# REQUIREMENT
Extract the lines that hold the string "this".

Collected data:

— begin —

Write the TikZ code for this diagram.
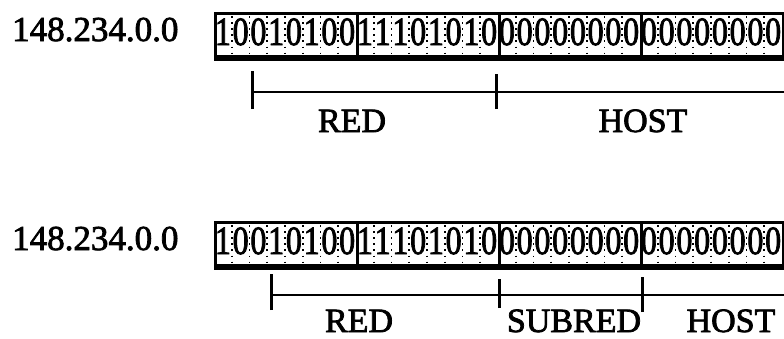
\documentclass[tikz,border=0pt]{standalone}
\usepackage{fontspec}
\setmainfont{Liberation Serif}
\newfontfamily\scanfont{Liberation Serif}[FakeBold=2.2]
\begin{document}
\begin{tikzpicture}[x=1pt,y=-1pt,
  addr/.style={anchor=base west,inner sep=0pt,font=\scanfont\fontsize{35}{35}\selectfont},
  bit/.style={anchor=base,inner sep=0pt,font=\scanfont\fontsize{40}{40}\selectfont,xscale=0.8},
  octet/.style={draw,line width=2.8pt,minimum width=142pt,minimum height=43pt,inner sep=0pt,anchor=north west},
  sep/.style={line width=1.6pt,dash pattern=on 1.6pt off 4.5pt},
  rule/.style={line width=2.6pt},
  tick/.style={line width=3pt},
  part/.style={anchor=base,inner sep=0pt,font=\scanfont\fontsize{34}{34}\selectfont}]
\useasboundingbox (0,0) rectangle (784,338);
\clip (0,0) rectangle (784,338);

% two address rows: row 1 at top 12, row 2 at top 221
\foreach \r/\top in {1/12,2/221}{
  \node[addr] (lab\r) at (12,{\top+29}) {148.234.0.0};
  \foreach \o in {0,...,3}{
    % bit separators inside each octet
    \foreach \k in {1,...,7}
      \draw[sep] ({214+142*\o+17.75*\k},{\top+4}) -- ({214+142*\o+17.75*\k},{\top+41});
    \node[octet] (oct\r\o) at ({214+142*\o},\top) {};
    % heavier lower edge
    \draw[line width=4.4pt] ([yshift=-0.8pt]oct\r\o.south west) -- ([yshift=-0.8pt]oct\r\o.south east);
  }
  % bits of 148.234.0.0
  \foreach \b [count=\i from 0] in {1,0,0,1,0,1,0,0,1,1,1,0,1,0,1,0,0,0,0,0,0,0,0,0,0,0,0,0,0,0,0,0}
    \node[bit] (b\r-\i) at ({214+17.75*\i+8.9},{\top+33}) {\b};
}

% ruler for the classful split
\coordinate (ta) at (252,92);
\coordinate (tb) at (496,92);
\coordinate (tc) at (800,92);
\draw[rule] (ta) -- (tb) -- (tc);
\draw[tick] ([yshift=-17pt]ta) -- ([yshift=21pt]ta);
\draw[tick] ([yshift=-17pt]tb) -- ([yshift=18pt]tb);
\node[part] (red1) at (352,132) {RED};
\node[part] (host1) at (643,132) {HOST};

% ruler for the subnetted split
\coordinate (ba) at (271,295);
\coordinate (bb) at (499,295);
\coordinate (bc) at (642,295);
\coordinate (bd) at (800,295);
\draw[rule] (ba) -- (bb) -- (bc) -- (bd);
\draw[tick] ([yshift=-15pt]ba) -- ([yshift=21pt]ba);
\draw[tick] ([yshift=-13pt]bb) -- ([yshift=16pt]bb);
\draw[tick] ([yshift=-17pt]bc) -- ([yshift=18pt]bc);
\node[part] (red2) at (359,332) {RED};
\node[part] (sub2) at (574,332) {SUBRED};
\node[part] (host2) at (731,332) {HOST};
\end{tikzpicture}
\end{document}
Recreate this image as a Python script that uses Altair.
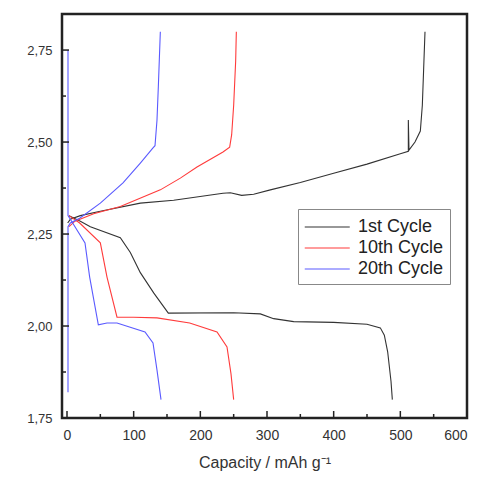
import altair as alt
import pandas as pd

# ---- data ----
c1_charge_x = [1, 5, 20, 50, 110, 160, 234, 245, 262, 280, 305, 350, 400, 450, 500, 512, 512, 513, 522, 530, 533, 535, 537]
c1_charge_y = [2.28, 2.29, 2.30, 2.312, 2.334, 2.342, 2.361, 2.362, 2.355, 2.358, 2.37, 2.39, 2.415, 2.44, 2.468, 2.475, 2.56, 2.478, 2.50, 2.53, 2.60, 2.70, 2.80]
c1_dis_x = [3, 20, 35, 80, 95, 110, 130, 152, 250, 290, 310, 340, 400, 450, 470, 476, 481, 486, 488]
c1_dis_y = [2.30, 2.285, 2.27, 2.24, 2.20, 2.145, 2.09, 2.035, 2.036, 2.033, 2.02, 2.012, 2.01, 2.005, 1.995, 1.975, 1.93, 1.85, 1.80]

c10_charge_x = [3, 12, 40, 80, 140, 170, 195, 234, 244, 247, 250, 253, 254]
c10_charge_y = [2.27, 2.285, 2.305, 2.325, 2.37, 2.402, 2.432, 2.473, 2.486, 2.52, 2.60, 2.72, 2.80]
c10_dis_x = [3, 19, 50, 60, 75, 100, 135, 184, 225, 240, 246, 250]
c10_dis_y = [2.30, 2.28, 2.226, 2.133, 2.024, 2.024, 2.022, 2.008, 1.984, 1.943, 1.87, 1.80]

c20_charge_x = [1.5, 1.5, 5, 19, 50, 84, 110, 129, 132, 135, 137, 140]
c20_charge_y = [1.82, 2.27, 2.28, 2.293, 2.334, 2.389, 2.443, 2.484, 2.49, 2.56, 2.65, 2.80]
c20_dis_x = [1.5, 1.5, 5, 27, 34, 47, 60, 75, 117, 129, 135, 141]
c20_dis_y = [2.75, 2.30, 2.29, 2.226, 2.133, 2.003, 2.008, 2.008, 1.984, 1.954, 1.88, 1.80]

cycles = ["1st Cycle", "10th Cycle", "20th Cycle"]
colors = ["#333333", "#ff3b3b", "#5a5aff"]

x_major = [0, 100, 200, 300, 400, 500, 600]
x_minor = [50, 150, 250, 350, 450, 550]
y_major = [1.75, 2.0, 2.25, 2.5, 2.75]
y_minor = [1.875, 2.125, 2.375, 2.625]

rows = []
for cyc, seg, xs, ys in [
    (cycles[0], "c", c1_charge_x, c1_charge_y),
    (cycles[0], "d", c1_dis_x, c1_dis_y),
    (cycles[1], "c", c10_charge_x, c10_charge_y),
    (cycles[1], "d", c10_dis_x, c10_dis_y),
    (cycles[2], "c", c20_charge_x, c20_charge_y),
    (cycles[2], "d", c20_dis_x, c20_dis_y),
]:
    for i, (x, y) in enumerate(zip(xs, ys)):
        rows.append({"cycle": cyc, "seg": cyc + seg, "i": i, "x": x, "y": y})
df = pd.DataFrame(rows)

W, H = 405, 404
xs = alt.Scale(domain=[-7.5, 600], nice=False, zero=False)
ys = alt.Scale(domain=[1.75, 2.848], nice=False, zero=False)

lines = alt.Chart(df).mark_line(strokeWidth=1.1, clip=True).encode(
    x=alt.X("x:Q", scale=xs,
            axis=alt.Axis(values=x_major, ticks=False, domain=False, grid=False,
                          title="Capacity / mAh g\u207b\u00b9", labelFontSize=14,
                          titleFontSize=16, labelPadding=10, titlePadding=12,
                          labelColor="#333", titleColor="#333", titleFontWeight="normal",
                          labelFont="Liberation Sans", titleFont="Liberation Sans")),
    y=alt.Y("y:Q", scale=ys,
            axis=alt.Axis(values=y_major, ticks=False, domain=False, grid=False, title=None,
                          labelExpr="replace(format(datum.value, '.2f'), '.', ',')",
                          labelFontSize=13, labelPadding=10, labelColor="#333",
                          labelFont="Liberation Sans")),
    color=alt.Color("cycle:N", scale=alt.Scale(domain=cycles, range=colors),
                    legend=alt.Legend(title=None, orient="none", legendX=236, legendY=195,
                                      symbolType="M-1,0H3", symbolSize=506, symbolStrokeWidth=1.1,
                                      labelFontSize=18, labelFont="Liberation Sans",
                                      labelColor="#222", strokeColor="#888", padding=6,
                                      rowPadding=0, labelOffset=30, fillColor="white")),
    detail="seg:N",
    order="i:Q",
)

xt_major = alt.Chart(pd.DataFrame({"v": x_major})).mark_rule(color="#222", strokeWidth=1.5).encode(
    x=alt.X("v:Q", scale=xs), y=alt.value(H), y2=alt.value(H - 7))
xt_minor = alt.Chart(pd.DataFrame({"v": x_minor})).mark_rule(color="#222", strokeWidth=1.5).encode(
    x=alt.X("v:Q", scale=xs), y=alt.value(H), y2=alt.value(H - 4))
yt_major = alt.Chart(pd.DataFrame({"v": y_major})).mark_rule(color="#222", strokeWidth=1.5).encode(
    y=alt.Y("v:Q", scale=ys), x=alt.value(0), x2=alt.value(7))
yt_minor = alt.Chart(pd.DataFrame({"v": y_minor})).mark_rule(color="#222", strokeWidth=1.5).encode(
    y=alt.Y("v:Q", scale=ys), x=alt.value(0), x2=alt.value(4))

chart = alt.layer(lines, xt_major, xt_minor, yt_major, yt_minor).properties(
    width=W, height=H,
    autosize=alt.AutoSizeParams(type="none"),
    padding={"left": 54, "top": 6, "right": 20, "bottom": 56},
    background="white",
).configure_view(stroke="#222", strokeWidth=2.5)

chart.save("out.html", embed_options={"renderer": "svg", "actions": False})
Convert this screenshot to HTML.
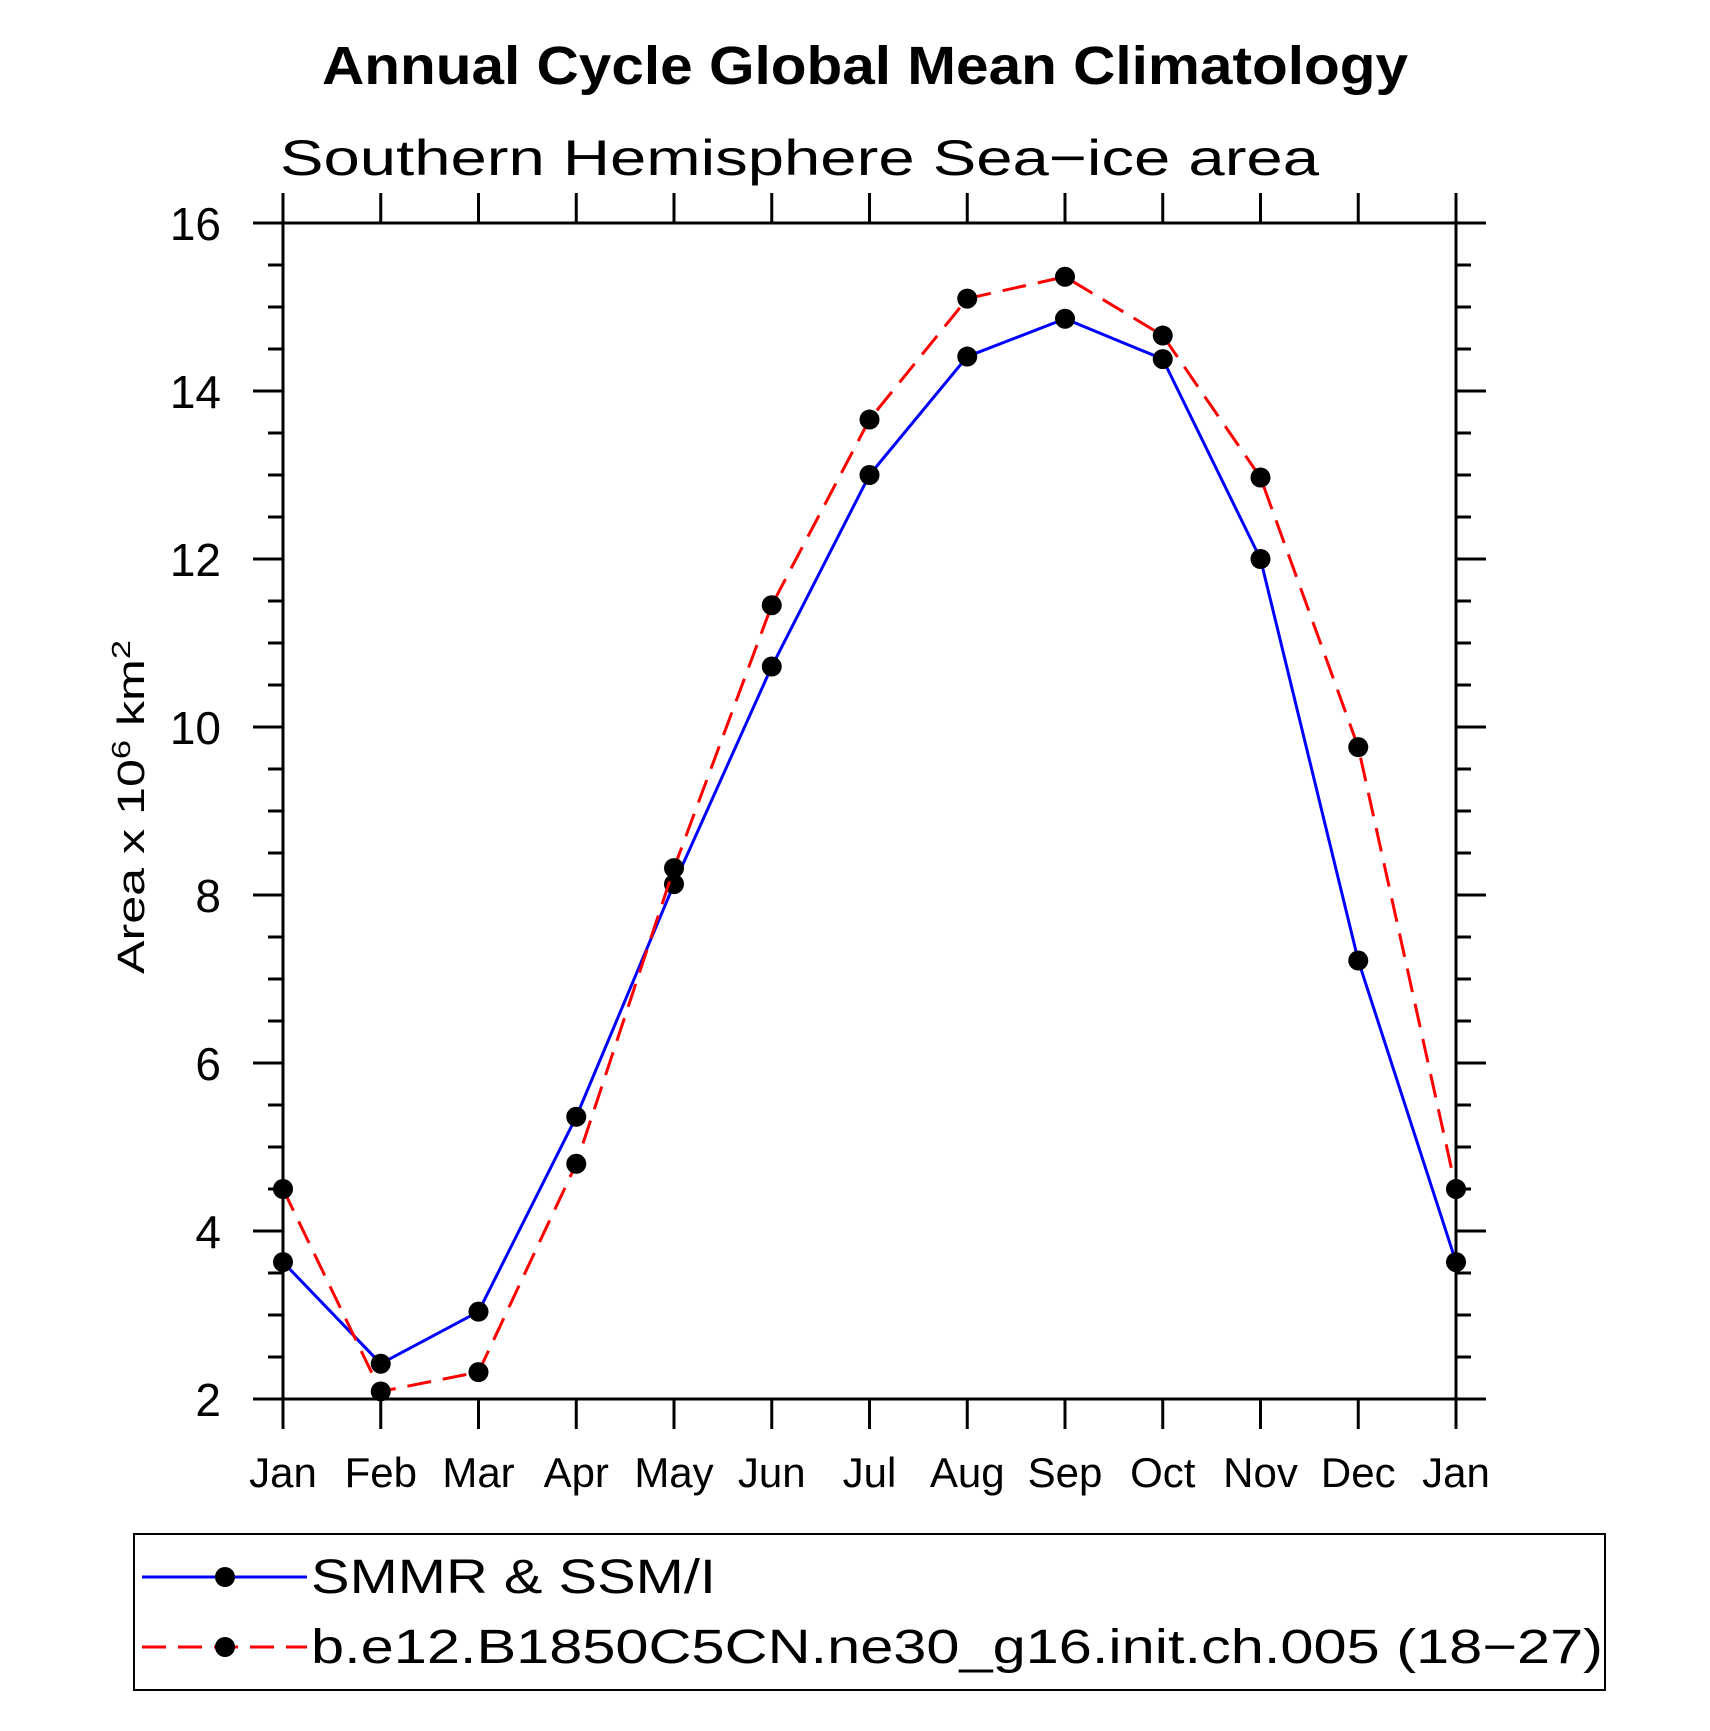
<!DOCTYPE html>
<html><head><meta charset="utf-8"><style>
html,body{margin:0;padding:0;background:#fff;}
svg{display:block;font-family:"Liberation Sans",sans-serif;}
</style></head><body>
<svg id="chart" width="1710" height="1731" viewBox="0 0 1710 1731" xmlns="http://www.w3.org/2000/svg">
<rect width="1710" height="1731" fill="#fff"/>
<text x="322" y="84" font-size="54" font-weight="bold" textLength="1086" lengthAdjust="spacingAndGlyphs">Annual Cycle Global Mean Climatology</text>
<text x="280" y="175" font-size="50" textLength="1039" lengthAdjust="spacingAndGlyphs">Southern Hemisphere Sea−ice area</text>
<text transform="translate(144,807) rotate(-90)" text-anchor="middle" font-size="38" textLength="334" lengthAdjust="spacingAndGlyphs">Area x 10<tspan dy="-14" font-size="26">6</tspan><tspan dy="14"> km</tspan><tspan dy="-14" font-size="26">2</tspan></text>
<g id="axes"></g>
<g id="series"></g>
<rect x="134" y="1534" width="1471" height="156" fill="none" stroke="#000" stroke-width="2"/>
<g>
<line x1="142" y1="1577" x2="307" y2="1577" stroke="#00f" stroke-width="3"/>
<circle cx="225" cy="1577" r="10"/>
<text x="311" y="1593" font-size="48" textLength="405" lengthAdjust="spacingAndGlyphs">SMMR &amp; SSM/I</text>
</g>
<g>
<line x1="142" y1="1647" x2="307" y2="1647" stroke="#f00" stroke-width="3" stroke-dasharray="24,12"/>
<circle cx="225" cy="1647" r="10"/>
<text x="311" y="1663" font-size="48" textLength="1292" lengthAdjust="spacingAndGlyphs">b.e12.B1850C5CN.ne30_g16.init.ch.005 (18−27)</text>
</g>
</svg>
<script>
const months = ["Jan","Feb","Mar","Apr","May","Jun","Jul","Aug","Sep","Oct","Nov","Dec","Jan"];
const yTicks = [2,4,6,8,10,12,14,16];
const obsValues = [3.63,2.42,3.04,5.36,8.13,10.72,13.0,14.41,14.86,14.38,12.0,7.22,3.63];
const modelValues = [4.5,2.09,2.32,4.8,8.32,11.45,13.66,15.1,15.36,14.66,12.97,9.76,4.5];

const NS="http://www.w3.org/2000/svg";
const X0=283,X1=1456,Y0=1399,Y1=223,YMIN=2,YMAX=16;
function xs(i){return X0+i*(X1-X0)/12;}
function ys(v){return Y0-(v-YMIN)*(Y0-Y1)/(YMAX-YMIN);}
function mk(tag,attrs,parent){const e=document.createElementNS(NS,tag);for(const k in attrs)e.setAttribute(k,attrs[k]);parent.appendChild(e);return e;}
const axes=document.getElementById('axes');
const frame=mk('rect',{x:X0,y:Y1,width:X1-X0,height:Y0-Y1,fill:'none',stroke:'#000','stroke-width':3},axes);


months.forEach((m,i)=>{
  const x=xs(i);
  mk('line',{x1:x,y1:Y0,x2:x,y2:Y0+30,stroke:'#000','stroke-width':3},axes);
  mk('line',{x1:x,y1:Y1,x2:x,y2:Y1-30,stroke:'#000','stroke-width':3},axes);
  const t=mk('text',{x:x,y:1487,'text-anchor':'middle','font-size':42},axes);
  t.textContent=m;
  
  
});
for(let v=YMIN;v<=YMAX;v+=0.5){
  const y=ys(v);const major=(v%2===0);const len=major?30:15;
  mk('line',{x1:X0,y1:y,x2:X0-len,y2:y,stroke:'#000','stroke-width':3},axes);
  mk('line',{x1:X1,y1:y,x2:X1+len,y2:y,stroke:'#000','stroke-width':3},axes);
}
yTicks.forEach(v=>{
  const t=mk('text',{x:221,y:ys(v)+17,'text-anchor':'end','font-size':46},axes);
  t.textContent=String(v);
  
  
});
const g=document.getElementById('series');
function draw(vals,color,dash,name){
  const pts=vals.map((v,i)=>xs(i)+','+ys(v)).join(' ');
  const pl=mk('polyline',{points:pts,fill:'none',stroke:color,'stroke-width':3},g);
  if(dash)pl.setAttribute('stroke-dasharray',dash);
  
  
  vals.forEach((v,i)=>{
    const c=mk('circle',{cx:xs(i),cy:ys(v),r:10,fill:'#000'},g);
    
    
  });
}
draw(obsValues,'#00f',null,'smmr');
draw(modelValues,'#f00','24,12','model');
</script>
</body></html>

— end —

# THE OUTPUT
Write the TikZ code for this diagram.
Recreate this image as a Python script that uses Altair.
Convert this screenshot to HTML.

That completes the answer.